Melissa did some research of her own. While perusing Barrow’s website, she came across the story of another young woman, Ivy Goldson, who was paralyzed when an arteriovenous malformation (AVM) ruptured on her spine. Dr. Lawton performed Ivy’s surgery after others called it too risky.

“If her result was positive, why not me?” Melissa asked.

That’s when the family decided to come to Barrow and put Melissa’s future in Dr. Lawton’s hands.  The procedure was March 21. Dr. Lawton meticulously closed off the abnormal tangle of arteries on the spinal cord and restored the normal circulation of the spinal arteries and veins. Postoperative angiography ensured the surgery was successful – at last.

“A day after the procedure, she was walking,” says Tricia.

Homecoming to Senior Prom

The Izzios returned to Massachusetts April 1. Five days later, Melissa attended an event for students accepted to Endicott College where she’s going in the fall. She walked a 5K in honor of a teammate with cystic fibrosis May 5. Her senior prom was May 10. Even after missing nearly four months of her senior year, Melissa graduated June 2. Three months after the risky surgery performed by Dr. Lawton, Melissa completed the 5K Color Run in Boston. She ran half and walked the other half.

“As an athlete, she learned to push through injuries and pain,” says Tricia. “Many of her care providers call her a miracle.”

Tricia planned a family vacation, a cruise to the Caribbean. She wasn’t sure they’d be able to go but there were family milestones approaching; Melissa’s graduation, Jason’s graduation from University of Rhode Island and Kevin’s acceptance into the doctoral program at Western New England University’s  College of Pharmacy and Health Sciences.

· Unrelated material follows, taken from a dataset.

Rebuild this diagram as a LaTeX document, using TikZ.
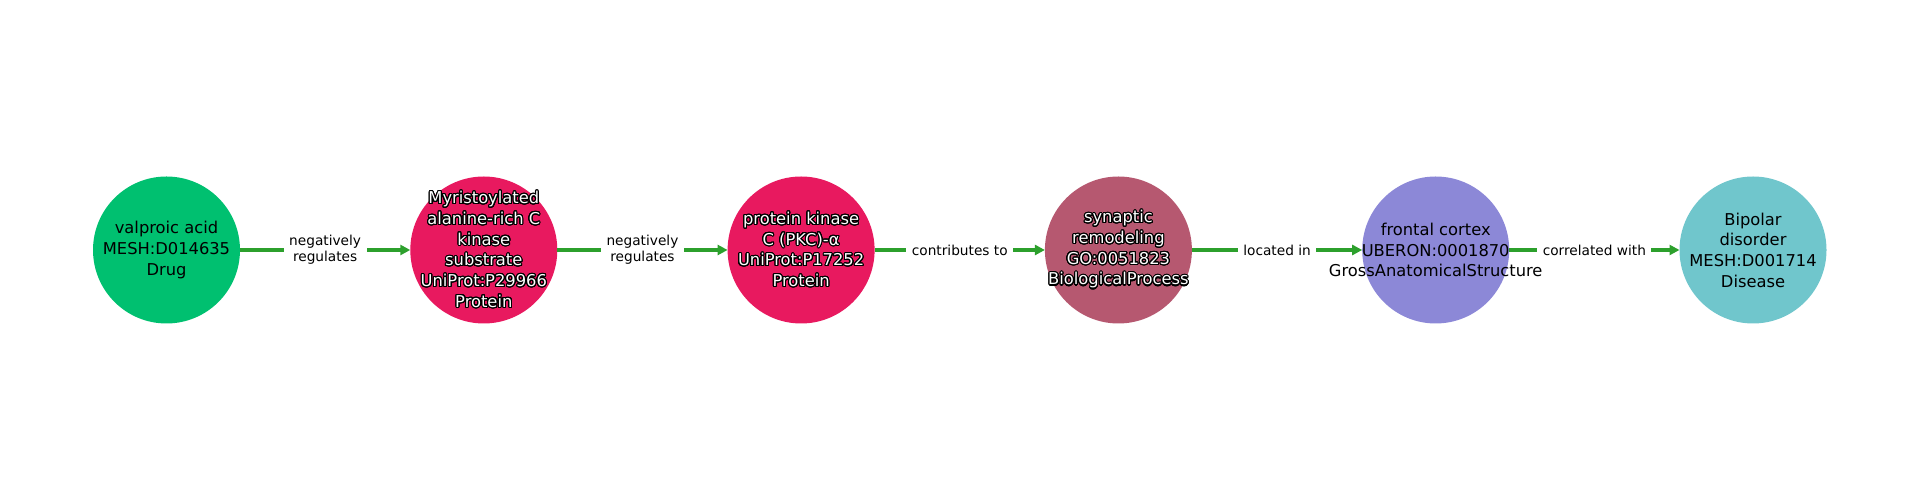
\documentclass[tikz,border=0pt]{standalone}
\usepackage{fontspec}
\setmainfont{DejaVu Sans}
\usepackage{contour}
\contourlength{1.1pt}
\contournumber{24}
\usetikzlibrary{arrows.meta}
\definecolor{cdrug}{RGB}{0,192,112}
\definecolor{cprot}{RGB}{232,25,95}
\definecolor{cproc}{RGB}{182,88,112}
\definecolor{canat}{RGB}{140,136,215}
\definecolor{cdis}{RGB}{112,198,204}
\definecolor{cedge}{RGB}{44,160,44}
\newcommand{\wl}[1]{\contour{black}{#1}}
\tikzset{
  circ/.style={circle, minimum size=147pt, inner sep=0pt, outer sep=0pt, draw=none},
  ntext/.style={align=center, inner sep=0pt, font=\fontsize{16.3}{20.7}\selectfont},
  wtext/.style={ntext, text=white},
  edge/.style={draw=cedge, line width=3.6pt, -{Triangle[length=10pt,width=10pt]}},
  elabel/.style={fill=white, inner sep=5.5pt, align=center, text=black, font=\fontsize{13.7}{16.3}\selectfont}
}
\begin{document}
\begin{tikzpicture}[x=1pt,y=1pt]
\useasboundingbox (0,0) rectangle (1920,500);
\node[circ, fill=cdrug] (n1) at (166.5,250) {};
\node[circ, fill=cprot] (n2) at (483.8,250) {};
\node[circ, fill=cprot] (n3) at (801.1,250) {};
\node[circ, fill=cproc] (n4) at (1118.4,250) {};
\node[circ, fill=canat] (n5) at (1435.7,250) {};
\node[circ, fill=cdis] (n6) at (1753,250) {};
\draw[edge] (n1) -- node[elabel] (l1) {negatively\\regulates} (n2);
\draw[edge] (n2) -- node[elabel] (l2) {negatively\\regulates} (n3);
\draw[edge] (n3) -- node[elabel] (l3) {contributes to} (n4);
\draw[edge] (n4) -- node[elabel] (l4) {located in} (n5);
\draw[edge] (n5) -- node[elabel] (l5) {correlated with} (n6);
\node[ntext] (t1) at (n1) {valproic acid\\MESH:D014635\\Drug};
\node[wtext] (t2) at (n2) {\wl{Myristoylated}\\\wl{alanine-rich C}\\\wl{kinase}\\\wl{substrate}\\\wl{UniProt:P29966}\\\wl{Protein}};
\node[wtext] (t3) at (n3) {\wl{protein kinase}\\\wl{C (PKC)-α}\\\wl{UniProt:P17252}\\\wl{Protein}};
\node[wtext] (t4) at (n4) {\wl{synaptic}\\\wl{remodeling}\\\wl{GO:0051823}\\\wl{BiologicalProcess}};
\node[ntext] (t5) at (n5) {frontal cortex\\UBERON:0001870\\GrossAnatomicalStructure};
\node[ntext] (t6) at (n6) {Bipolar\\disorder\\MESH:D001714\\Disease};
\end{tikzpicture}
\end{document}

“We were advised to cancel the trip because there were so many things that could go wrong,” says Tricia. “Now it’s a second chance for my family.”

Tricia is thankful for many things. She’s thankful Melissa is recovering. She’s thankful that Dr. Kwasnica guided her family through the harrowing journey. She’s thankful Dr. Lawton and Barrow helped her daughter heal. Sharing Melissa’s story is a way to pay it forward.

“If we can help one family get to Dr. Lawton,” says Tricia. “It was all worth it.”